Pourquoi le lire alors ? Pour rêver à la possibilité d’une île, réfléchir à la modernité, et découvrir un autre Hervé Bazin
Si Vipère au poing aborde des thèmes qui pourraient sembler moins actuels, l’autorité despotique des parents et de l’Église ne sont plus les problèmes majeurs aujourd’hui, le roman nous touche toujours car son écriture est virtuose. La haine exhibée est si intense qu’elle prend l’envergure d’un mythe. Au contraire, Les Bienheureux de la Désolation est d’une actualité brûlante. Mais la fiction ne ne nous emporte guère, le style a vieilli.
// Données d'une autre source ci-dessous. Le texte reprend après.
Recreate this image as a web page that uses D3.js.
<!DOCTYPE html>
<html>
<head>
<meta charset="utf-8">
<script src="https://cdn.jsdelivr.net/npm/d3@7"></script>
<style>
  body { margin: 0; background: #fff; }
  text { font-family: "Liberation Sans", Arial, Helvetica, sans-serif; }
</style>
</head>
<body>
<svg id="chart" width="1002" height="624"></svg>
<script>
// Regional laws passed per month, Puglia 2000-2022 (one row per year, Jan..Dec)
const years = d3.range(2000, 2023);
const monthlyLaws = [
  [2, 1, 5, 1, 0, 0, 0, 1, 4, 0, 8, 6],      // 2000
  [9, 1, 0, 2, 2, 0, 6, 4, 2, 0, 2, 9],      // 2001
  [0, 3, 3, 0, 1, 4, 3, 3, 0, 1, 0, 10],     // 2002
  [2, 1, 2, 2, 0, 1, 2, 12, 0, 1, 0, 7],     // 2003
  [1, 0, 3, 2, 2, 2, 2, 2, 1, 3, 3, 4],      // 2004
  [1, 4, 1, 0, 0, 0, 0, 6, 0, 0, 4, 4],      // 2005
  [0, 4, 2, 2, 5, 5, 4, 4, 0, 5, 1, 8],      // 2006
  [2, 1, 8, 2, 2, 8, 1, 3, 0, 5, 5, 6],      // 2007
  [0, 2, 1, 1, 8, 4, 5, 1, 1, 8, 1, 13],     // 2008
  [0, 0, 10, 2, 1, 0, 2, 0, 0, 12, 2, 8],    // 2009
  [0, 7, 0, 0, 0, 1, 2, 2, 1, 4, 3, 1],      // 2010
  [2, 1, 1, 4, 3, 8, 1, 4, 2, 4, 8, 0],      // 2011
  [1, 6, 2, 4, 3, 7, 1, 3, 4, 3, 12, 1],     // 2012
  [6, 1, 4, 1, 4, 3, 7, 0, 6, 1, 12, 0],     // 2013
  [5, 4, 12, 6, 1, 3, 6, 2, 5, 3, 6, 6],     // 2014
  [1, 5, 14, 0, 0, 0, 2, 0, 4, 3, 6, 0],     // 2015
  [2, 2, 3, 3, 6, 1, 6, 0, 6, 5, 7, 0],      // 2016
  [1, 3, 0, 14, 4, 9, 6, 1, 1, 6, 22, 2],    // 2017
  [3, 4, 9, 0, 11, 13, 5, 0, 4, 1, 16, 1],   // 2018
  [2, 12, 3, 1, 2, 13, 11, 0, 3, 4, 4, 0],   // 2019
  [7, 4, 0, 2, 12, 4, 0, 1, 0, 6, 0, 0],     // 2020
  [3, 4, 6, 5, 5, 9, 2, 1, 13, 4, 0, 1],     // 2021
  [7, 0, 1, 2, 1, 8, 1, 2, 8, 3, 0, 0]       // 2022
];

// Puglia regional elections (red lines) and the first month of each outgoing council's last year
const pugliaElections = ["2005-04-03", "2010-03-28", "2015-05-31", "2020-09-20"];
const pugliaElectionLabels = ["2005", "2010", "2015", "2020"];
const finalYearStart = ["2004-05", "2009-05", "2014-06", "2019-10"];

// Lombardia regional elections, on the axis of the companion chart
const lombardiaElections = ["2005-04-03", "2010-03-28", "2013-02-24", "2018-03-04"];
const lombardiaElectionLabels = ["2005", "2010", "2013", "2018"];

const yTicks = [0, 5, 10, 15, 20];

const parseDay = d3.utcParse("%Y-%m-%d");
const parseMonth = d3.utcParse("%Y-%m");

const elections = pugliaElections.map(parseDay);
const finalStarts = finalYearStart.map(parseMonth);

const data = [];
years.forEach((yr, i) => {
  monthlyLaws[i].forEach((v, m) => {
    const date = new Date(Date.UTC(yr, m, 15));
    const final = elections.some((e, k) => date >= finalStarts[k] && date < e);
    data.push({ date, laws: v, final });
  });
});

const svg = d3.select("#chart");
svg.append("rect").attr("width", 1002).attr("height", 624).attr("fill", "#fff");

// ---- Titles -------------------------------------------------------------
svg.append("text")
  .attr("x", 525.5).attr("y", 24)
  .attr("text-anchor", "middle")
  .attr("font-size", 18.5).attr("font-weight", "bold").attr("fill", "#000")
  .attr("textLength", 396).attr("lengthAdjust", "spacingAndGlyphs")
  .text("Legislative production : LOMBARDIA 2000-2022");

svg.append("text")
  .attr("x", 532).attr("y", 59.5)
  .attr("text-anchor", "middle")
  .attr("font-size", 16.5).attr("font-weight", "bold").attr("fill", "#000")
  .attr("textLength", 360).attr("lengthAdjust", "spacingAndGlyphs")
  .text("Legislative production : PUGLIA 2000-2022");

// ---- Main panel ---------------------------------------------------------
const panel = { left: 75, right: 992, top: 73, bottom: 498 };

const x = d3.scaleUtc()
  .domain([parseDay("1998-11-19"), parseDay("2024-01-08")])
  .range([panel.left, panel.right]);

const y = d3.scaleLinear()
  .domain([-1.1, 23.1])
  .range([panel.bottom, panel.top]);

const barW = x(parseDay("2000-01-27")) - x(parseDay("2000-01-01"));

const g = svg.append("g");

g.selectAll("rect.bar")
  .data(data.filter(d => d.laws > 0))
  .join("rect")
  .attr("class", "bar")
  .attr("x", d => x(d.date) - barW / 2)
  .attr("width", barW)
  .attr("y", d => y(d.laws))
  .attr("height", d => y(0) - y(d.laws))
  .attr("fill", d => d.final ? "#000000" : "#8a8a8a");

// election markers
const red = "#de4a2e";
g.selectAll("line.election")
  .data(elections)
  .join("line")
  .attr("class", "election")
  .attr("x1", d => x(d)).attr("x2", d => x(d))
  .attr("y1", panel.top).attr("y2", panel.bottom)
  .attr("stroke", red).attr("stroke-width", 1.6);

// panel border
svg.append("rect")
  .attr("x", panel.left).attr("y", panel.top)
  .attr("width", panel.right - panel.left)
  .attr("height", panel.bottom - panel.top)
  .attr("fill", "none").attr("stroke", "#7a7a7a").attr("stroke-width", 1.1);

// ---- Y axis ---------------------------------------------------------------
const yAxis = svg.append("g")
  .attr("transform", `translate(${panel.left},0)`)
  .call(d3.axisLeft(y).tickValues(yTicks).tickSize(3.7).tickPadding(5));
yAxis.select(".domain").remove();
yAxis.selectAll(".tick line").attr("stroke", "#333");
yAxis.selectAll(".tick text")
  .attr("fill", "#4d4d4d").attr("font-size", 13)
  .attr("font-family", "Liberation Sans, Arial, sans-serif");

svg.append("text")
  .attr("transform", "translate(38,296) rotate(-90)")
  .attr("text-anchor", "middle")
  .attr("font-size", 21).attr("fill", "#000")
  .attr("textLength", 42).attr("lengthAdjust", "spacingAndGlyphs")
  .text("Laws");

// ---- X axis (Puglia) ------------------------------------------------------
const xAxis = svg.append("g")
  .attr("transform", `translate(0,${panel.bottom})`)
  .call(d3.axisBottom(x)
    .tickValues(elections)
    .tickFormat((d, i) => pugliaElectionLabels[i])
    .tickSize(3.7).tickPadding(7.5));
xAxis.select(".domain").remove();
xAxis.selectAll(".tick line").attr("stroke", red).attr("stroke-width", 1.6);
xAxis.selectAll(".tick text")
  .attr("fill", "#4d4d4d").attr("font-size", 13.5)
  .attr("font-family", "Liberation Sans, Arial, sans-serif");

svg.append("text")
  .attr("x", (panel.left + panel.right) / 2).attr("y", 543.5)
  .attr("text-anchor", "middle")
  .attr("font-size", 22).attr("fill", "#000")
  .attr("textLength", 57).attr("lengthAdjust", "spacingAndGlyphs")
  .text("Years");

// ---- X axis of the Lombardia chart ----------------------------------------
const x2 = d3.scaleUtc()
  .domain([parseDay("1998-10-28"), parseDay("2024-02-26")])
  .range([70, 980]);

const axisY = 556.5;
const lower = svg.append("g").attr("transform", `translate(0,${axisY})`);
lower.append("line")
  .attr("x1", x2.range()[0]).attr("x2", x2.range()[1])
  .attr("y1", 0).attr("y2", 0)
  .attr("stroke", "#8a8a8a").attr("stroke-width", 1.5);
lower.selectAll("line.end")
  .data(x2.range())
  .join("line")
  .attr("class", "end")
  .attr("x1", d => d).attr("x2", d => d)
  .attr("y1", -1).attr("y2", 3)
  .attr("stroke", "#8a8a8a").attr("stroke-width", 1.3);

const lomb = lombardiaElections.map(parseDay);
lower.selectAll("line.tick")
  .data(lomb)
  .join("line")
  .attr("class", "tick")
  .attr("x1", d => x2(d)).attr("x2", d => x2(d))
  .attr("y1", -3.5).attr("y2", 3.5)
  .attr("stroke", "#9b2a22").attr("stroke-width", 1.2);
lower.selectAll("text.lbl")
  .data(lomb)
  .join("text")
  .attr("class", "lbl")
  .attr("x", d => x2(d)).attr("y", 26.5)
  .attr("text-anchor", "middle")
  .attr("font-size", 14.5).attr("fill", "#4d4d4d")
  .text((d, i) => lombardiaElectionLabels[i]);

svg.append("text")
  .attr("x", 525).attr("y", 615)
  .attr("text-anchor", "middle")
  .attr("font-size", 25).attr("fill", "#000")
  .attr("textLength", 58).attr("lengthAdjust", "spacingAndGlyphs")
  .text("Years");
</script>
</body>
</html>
Pourquoi le lire alors ? Pour rêver à la possibilité d’une île, réfléchir à la modernité, et découvrir un autre Hervé Bazin que Brasse-bouillon l’enfant de la haine.
Bibliographie
- Hervé Bazin, Les Bienheureux de la désolation. Les éditions du Seuil. 1970.
[1]En ce moment, il est possible d’aller voir son adaptation au théâtre du Ranelagh dans un beau seul en scène, porté par le comédien Aurélien Houver.